A logical disk is a concept from computing. Logical disks provide a certain amount of space to store data. Unlike real (called physical) hard disks that can be touched, logical disks can take this storage space from different locations.
Common locations where this can be taken from:
- A disk partition on a hard disk
- A logical volume from a logical volume manager
- A combination of hard drives (as in a RAID system, which contains the physical disks)
- A storage area network
- The main memory of a computer (this can be used for temporary files, which can be deleted when the system shuts down)
The disk is described as logical because it does not actually exist as a single physical entity in its own right.

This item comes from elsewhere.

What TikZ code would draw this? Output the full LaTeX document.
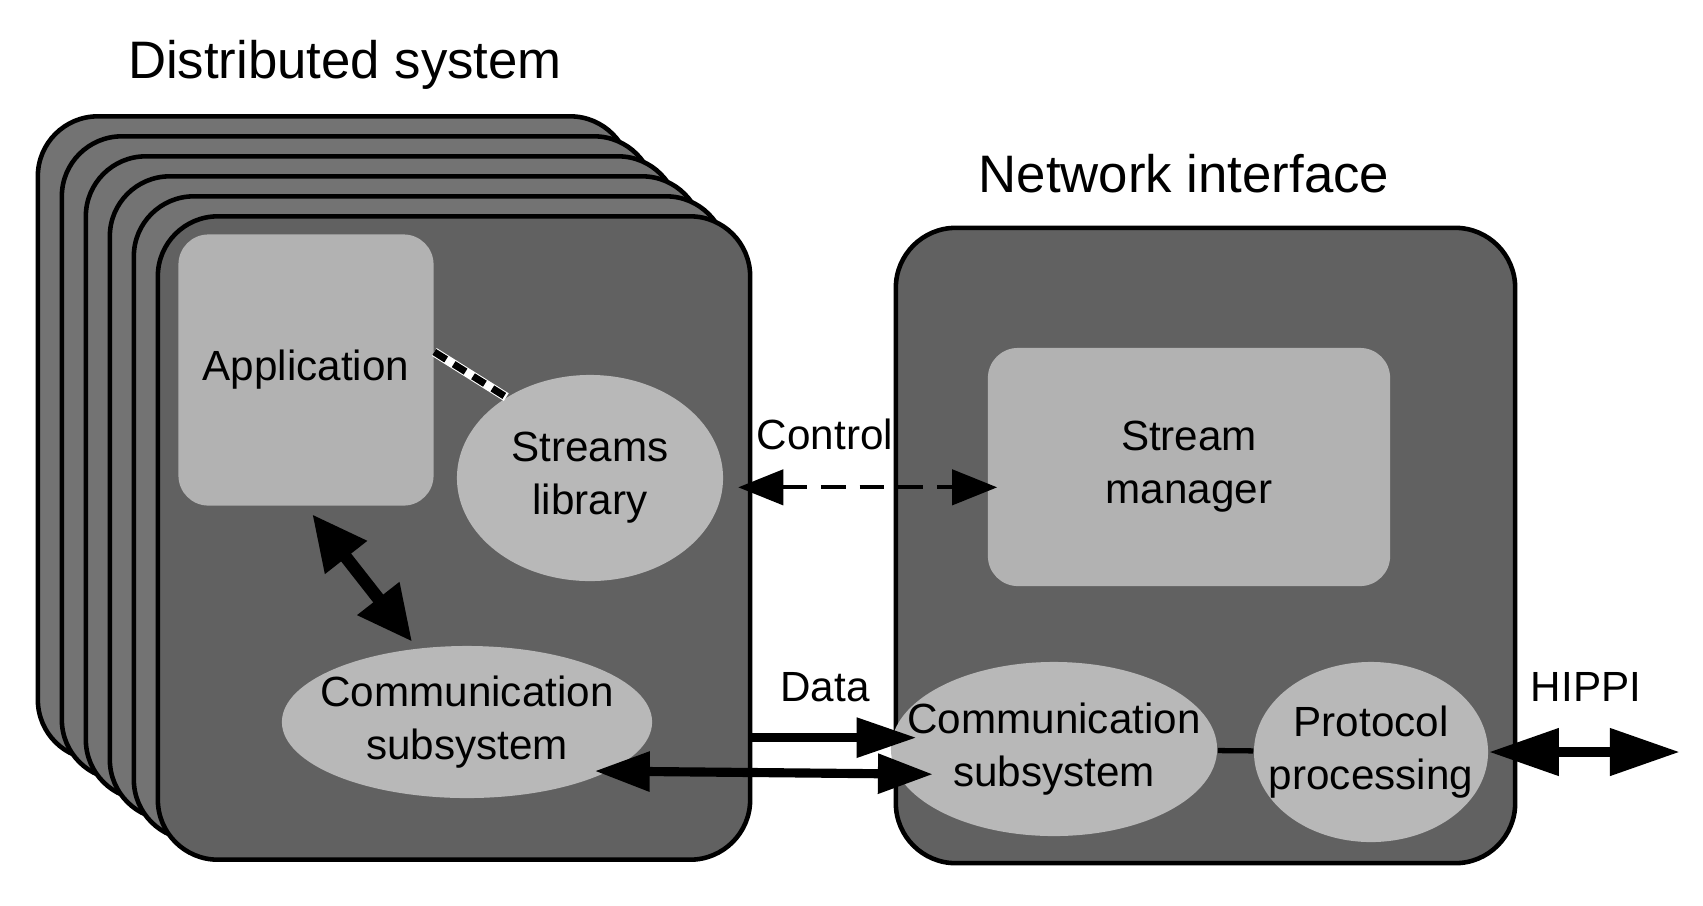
\documentclass[tikz,border=0pt]{standalone}
\usepackage{fontspec}
\setmainfont{Liberation Sans}
\usetikzlibrary{shapes.geometric,arrows.meta}

\begin{document}
\begin{tikzpicture}[x=0.01cm,y=-0.01cm,
		host/.style={draw=black,line width=1.3pt,fill=black!55,rounded corners=0.6cm,minimum width=5.92cm,minimum height=6.43cm},
		part/.style={fill=black!30,align=center,font=\fontsize{12}{15}\selectfont},
		blob/.style={ellipse,fill=black!28,inner sep=0pt},
		intext/.style={align=center,font=\fontsize{12}{15}\selectfont},
		tag/.style={font=\fontsize{12}{15}\selectfont},
		title/.style={font=\fontsize{15}{18}\selectfont},
		biarrow/.style={line width=2.6pt,{Triangle[length=0.55cm,width=0.38cm]}-{Triangle[length=0.55cm,width=0.38cm]}},
		oneway/.style={line width=2.6pt,-{Triangle[length=0.6cm,width=0.38cm]}},
		ctrl/.style={line width=1.2pt,dash pattern=on 7pt off 4pt,{Triangle[length=0.45cm,width=0.35cm]}-{Triangle[length=0.45cm,width=0.35cm]}},
		dots/.style={line width=2pt,dash pattern=on 4pt off 2.5pt,preaction={draw=white,solid,line width=2.6pt}}]
	\useasboundingbox (0,0) rectangle (1703,905);
	\foreach \i/\shade in {0/55,1/55,2/55,3/55,4/55,5/62}
		\node[host,fill=black!\shade] (box\i) at ({334+24*\i},{438+20*\i}) {};
	\node[host,fill=black!62,minimum width=6.19cm,minimum height=6.35cm] (nic) at (1205.5,545.5) {};
	\node[part,rounded corners=0.3cm,minimum width=2.55cm,minimum height=2.71cm] (app) at (306,370) {Application};
	\node[blob,minimum width=2.66cm,minimum height=2.06cm,label={[intext]center:{Streams\\library}}] (sl) at (590,478) {};
	\node[blob,minimum width=3.7cm,minimum height=1.52cm,label={[intext]center:{Communication\\subsystem}}] (cl) at (467,722) {};
	\node[part,rounded corners=0.3cm,minimum width=4.02cm,minimum height=2.38cm] (sm) at (1189,467) {Stream\\manager};
	\node[blob,minimum width=3.26cm,minimum height=1.74cm,label={[intext]center:{Communication\\subsystem}}] (cr) at (1054,749) {};
	\node[blob,minimum width=2.34cm,minimum height=1.8cm,label={[intext]center:{Protocol\\processing}}] (pp) at (1371,752) {};
	\coordinate (hippi) at (1680,752);
	\draw[dots] (app.8) -- (sl.136);
	\draw[line width=3.6pt,{Triangle[length=0.55cm,width=0.5cm]}-{Triangle[length=0.55cm,width=0.5cm]},shorten <=0.1cm,shorten >=0.08cm] (app.south) -- (cl.124);
	\draw[ctrl,shorten <=0.15cm,shorten >=-0.1cm] (sl.-4) -- (sm.west |- sl.-4);
	\draw[oneway,shorten >=-0.25cm] (box5.east |- cr.176) -- (cr.176);
	\draw[biarrow,shorten <=-0.15cm,shorten >=-0.36cm] (cl.-19) -- (cr.-171);
	\draw[line width=1.5pt] (cr) -- (pp);
	\draw[line width=3pt,{Triangle[length=0.7cm,width=0.45cm]}-{Triangle[length=0.7cm,width=0.45cm]}] (pp.east) -- (hippi);
	\node[tag] (ctrllabel) at (825,434) {Control};
	\node[tag] (datalabel) at (825,687) {Data};
	\node[tag] (hippilabel) at (1586,687) {HIPPI};
	\node[title] (dstitle) at (345,65) {Distributed system};
	\node[title] (nititle) at (1184,174) {Network interface};
\end{tikzpicture}
\end{document}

Why do we need them?[change | edit source]
When IBM first released the magnetic disk drive in the 1956 (IBM 305) a single drive would be directly attached to the using system, with each disk managed as a single entity. As the development of drives continued, it became apparent that reliability was a problem and systems using RAID technology evolved. This means that more than one physical disks are RAID-ed together to produce a single logical disk.
In a modern home PC environment, disk drives now provide hundreds of gigabytes of storage capacity which can be impractical to use as a single entity. Therefore most systems have their drives partitioned into multiple logical drives[source?].
In most modern business IT environments, some form of a Storage area network will exist. Here, many storage devices are connected to many host server devices in a network. A single RAID array may provide some capacity to one server, and some capacity to another. Therefore logical disks are used to partition the available capacity and provide the amount of storage needed by each host from a common pool of logical disks.